Accepted coolly My Lai? Hardly. Destroying villages in order to save them? Good sound bite, but not true.

He slanders America as racist in this war, and in the same passage manages to betray either his willingness to lie about our strategy or his total lack of understanding of the strategy:We fought using weapons against "oriental human beings," with quotation marks around that. We fought using weapons against those people which I do not believe this country would dream of using were we fighting in the European theater or let us say a non-third-world people theater, and so we watched while men charged up hills because a general said that hill has to be taken, and after losing one platoon or two platoons they marched away to leave the high for the reoccupation by the North Vietnamese because we watched pride allow the most unimportant of battles to be blown into extravaganzas, because we couldn't lose, and we couldn't retreat, and because it didn't matter how many American bodies were lost to prove that point. And so there were Hamburger Hills and Khe Sanhs and Hill 881's and Fire Base 6's and so many others.

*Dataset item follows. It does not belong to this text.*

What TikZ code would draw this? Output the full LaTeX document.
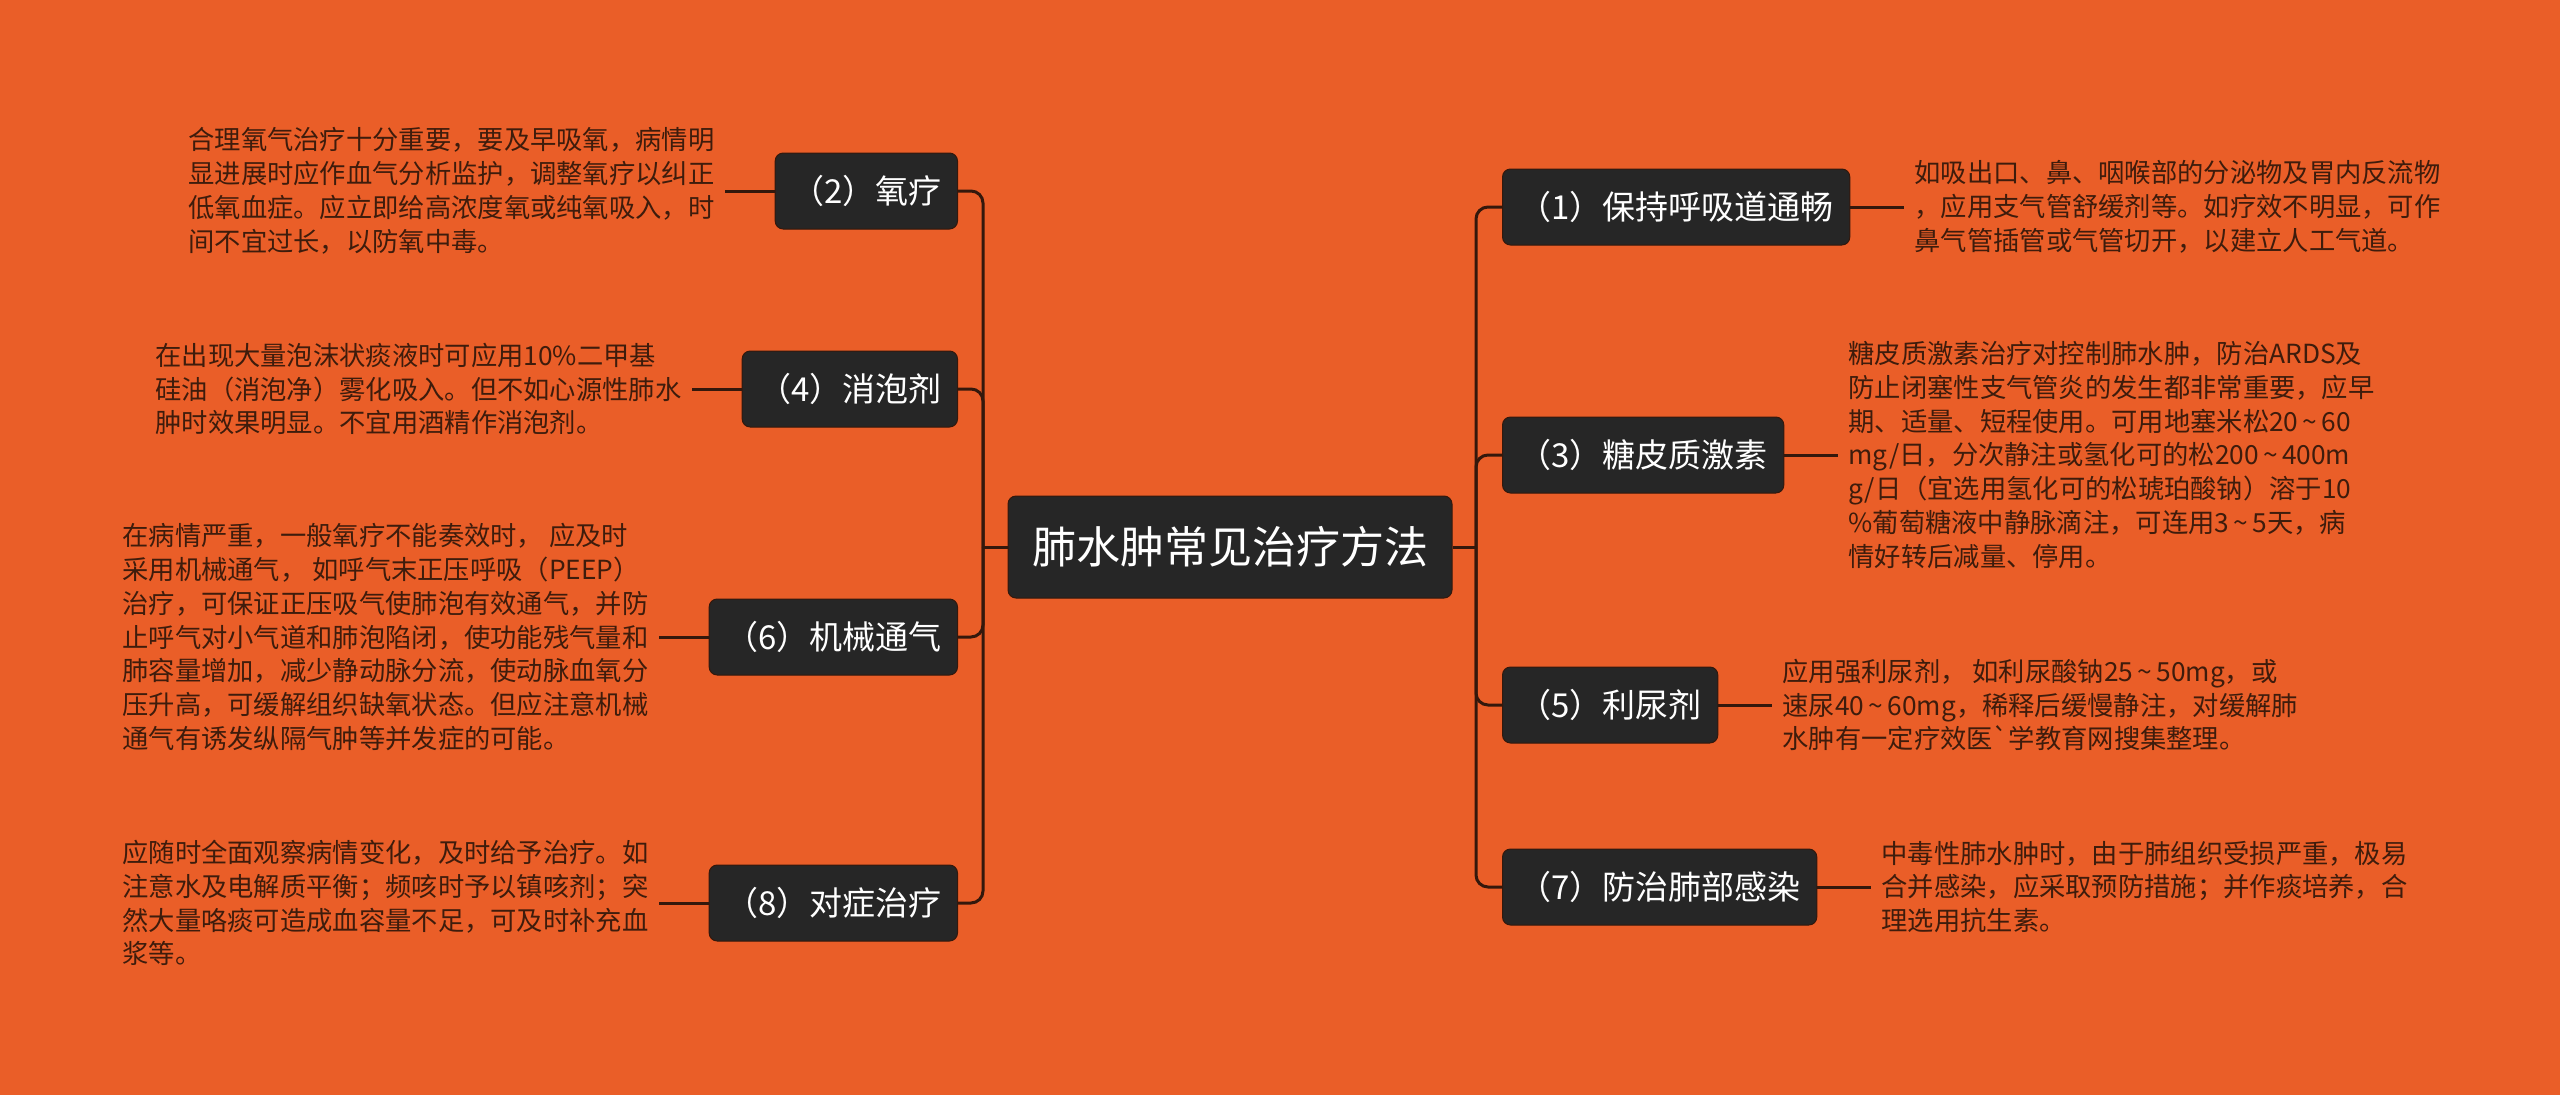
\documentclass[tikz,border=0pt]{standalone}
\usepackage{fontspec}
\setmainfont{Noto Sans CJK SC}
\newfontfamily\plainfont{Noto Sans CJK SC}
\usetikzlibrary{positioning}
\definecolor{bgorange}{RGB}{234,94,40}
\definecolor{nodedark}{RGB}{38,38,38}
\definecolor{linebrown}{RGB}{52,24,12}
\definecolor{textbrown}{RGB}{62,28,12}
\newcommand{\til}{\,\textasciitilde\,}
\newcommand{\notefont}{\fontsize{26.3}{33.8}\selectfont\setlength{\lineskiplimit}{-50pt}}

\begin{document}
\begin{tikzpicture}[x=1pt,y=-1pt,node distance=50pt,
  topic/.style={fill=nodedark,draw=linebrown,line width=1pt,rounded corners=8pt,text=white,font=\fontsize{33}{40}\selectfont,minimum height=76pt,inner xsep=16pt},
  rootbox/.style={topic,font=\fontsize{44}{52}\selectfont,minimum height=102pt,inner xsep=24pt},
  note/.style={text=textbrown,align=left,font=\notefont,inner xsep=10pt,inner ysep=0pt},
  branch/.style={draw=linebrown,line width=3pt,rounded corners=12pt},
  leaf/.style={draw=linebrown,line width=3pt}]
\fill[bgorange] (0,0) rectangle (2560,1095);
\useasboundingbox (0,0) rectangle (2560,1095);

\node[rootbox] (root) at (1230,547) {肺水肿常见治疗方法};
\coordinate (lj) at (983,547);
\coordinate (rj) at (1476,547);

\node[topic,anchor=east] (t2) at (958,191) {（2）氧疗};
\node[topic,anchor=east] (t4) at (958,389) {（4）消泡剂};
\node[topic,anchor=east] (t6) at (958,637) {（6）机械通气};
\node[topic,anchor=east] (t8) at (958,903) {（8）对症治疗};
\node[topic,anchor=west] (t1) at (1502,207) {（1）保持呼吸道通畅};
\node[topic,anchor=west] (t3) at (1502,455) {（3）糖皮质激素};
\node[topic,anchor=west] (t5) at (1502,705) {（5）利尿剂};
\node[topic,anchor=west] (t7) at (1502,887) {（7）防治肺部感染};

\node[note,left=of t2] (d2) {合理氧气治疗十分重要，要及早吸氧，病情明\\显进展时应作血气分析监护，调整氧疗以纠正\\低氧血症。应立即给高浓度氧或纯氧吸入，时\\间不宜过长，以防氧中毒。};
\node[note,left=of t4] (d4) {在出现大量泡沫状痰液时可应用10\%二甲基\\硅油（消泡净）雾化吸入。但不如心源性肺水\\肿时效果明显。不宜用酒精作消泡剂。};
\node[note,left=of t6] (d6) {在病情严重，一般氧疗不能奏效时， 应及时\\采用机械通气， 如呼气末正压呼吸（PEEP）\\治疗，可保证正压吸气使肺泡有效通气，并防\\止呼气对小气道和肺泡陷闭，使功能残气量和\\肺容量增加，减少静动脉分流，使动脉血氧分\\压升高，可缓解组织缺氧状态。但应注意机械\\通气有诱发纵隔气肿等并发症的可能。};
\node[note,left=of t8] (d8) {应随时全面观察病情变化，及时给予治疗。如\\注意水及电解质平衡；频咳时予以镇咳剂；突\\然大量咯痰可造成血容量不足，可及时补充血\\浆等。};
\node[note,right=54pt of t1] (d1) {如吸出口、鼻、咽喉部的分泌物及胃内反流物\\，应用支气管舒缓剂等。如疗效不明显，可作\\鼻气管插管或气管切开，以建立人工气道。};
\node[note,right=54pt of t3] (d3) {糖皮质激素治疗对控制肺水肿，防治ARDS及\\防止闭塞性支气管炎的发生都非常重要，应早\\期、适量、短程使用。可用地塞米松20\til60\\mg/日，分次静注或氢化可的松200\til400m\\g/日（宜选用氢化可的松琥珀酸钠）溶于10\\\%葡萄糖液中静脉滴注，可连用3\til5天，病\\情好转后减量、停用。};
\node[note,right=54pt of t5] (d5) {应用强利尿剂， 如利尿酸钠25\til50mg，或\\速尿40\til60mg，稀释后缓慢静注，对缓解肺\\水肿有一定疗效医{\plainfont`}学教育网搜集整理。};
\node[note,right=54pt of t7] (d7) {中毒性肺水肿时，由于肺组织受损严重，极易\\合并感染，应采取预防措施；并作痰培养，合\\理选用抗生素。};

\draw[leaf] (root.west) -- (lj);
\draw[leaf] (root.east) -- (rj);
\foreach \t in {t2,t4,t6,t8} \draw[branch] (lj) |- (\t.east);
\foreach \t in {t1,t3,t5,t7} \draw[branch] (rj) |- (\t.west);
\foreach \t/\d in {t2/d2,t4/d4,t6/d6,t8/d8,t1/d1,t3/d3,t5/d5,t7/d7} \draw[leaf] (\t) -- (\d);
\end{tikzpicture}
\end{document}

Another good sound bite, one designed to destroy the morale of our troops:We are asking Americans to think about that because how do you ask a man to be the last man to dies in Vietnam?

In a nice bit of ahistorical nonsense, but another emotional statement, he says:We are also here to ask, and we are here to ask vehemently, where are the leaders of our country? Where is the leadership? We are here to ask where are McNamara, Rostow, Bundy, Gilpatric and so many others. Where are they now that we, the men whom they sent off to war, have returned? These are commanders who have deserted their troops, and there is no more serious crime in the law of war. The Army says they never leave their wounded.

The answer to his question is those guys were not there because their candidate lost the 1968 election! And of course, Kerry knew that full well.